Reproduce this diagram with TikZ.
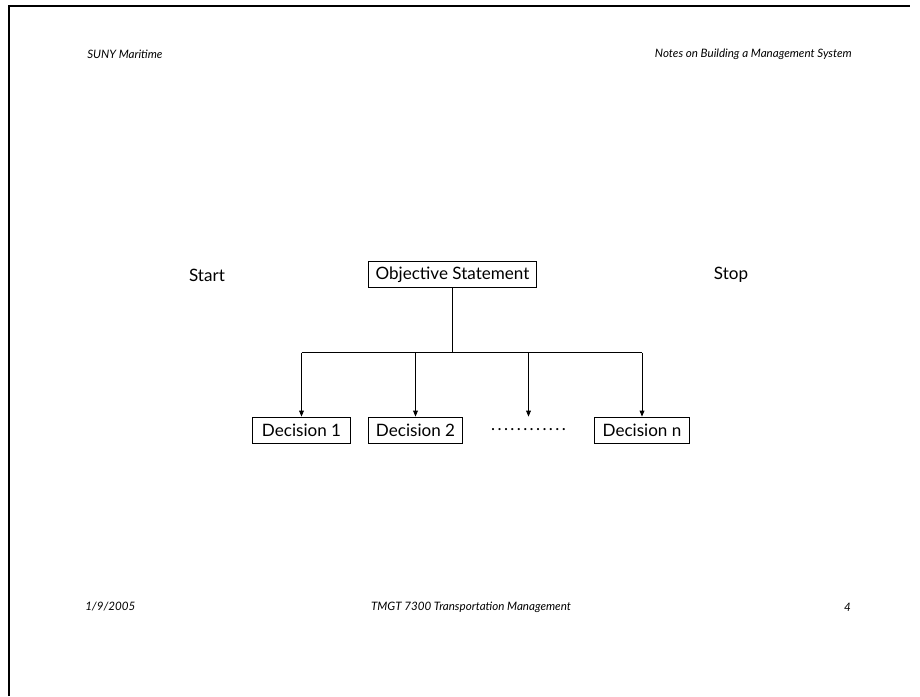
\documentclass[tikz,border=0pt]{standalone}
\usepackage{fontspec}
\setmainfont{Lato}
\usepackage{tikz}
\usetikzlibrary{arrows.meta,positioning,calc}

\begin{document}
\begin{tikzpicture}[x=0.75pt, y=-0.75pt, >={Triangle[length=4.5pt,width=3.6pt]},
  box/.style={draw, line width=0.6pt, inner sep=2pt, minimum height=19.5pt,
    align=center, font=\fontsize{12.8}{14}\selectfont},
  side/.style={font=\fontsize{12.8}{14}\selectfont},
  head/.style={font=\fontsize{8.7}{10}\selectfont\itshape, inner sep=0pt},
  arr/.style={->, line width=0.6pt}]

\useasboundingbox (0,0) rectangle (920,696);

% Frame
\draw[line width=2pt] (9,696) -- (9,6) -- (910,6);

% Header and footer
\node[head, anchor=west] (school) at (87,54) {SUNY Maritime};
\node[head, anchor=east] (title) at (852,54) {Notes on Building a Management System};
\node[head, anchor=west] (date) at (85,607) {1/9/2005};
\node[head] (course) at (471,607) {TMGT 7300 Transportation Management};
\node[head, anchor=east] (page) at (851,607) {4};

% Nodes
\node[side] (start) at (207,275) {Start};
\node[side] (stop) at (731,275) {Stop};
\node[box, minimum width=126.5pt] (obj) at (452.5,274.5) {Objective Statement};
\node[box, minimum width=73pt] (dec1) at (301.5,430) {Decision 1};
\node[box, minimum width=70pt] (dec2) at (415.5,430) {Decision 2};
\node[box, draw=none] (dots) at (528.5,430) {\addfontfeature{LetterSpace=14}............};
\node[box, minimum width=71.5pt] (decn) at (642,430) {Decision n};

% Arrows
\coordinate (split) at (452.5,352.5);
\draw[line width=0.6pt] (obj) -- (split);
\draw[line width=0.6pt] (split -| dec1) -- (split -| decn);
\draw[arr] (split -| dec1) -- (dec1);
\draw[arr] (split -| dec2) -- (dec2);
\draw[arr] (split -| dots) -- (dots);
\draw[arr] (split -| decn) -- (decn);

\end{tikzpicture}
\end{document}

EXERCISE INSTRUCTIONS: Your task is to restate word for word the lines from the top of the data to the line containing "anchor=east] (page) at", both ends included, with every picture left out.

RESPONSE FOR THIS EXERCISE:
Reproduce this diagram with TikZ.
\documentclass[tikz,border=0pt]{standalone}
\usepackage{fontspec}
\setmainfont{Lato}
\usepackage{tikz}
\usetikzlibrary{arrows.meta,positioning,calc}

\begin{document}
\begin{tikzpicture}[x=0.75pt, y=-0.75pt, >={Triangle[length=4.5pt,width=3.6pt]},
  box/.style={draw, line width=0.6pt, inner sep=2pt, minimum height=19.5pt,
    align=center, font=\fontsize{12.8}{14}\selectfont},
  side/.style={font=\fontsize{12.8}{14}\selectfont},
  head/.style={font=\fontsize{8.7}{10}\selectfont\itshape, inner sep=0pt},
  arr/.style={->, line width=0.6pt}]

\useasboundingbox (0,0) rectangle (920,696);

% Frame
\draw[line width=2pt] (9,696) -- (9,6) -- (910,6);

% Header and footer
\node[head, anchor=west] (school) at (87,54) {SUNY Maritime};
\node[head, anchor=east] (title) at (852,54) {Notes on Building a Management System};
\node[head, anchor=west] (date) at (85,607) {1/9/2005};
\node[head] (course) at (471,607) {TMGT 7300 Transportation Management};
\node[head, anchor=east] (page) at (851,607) {4};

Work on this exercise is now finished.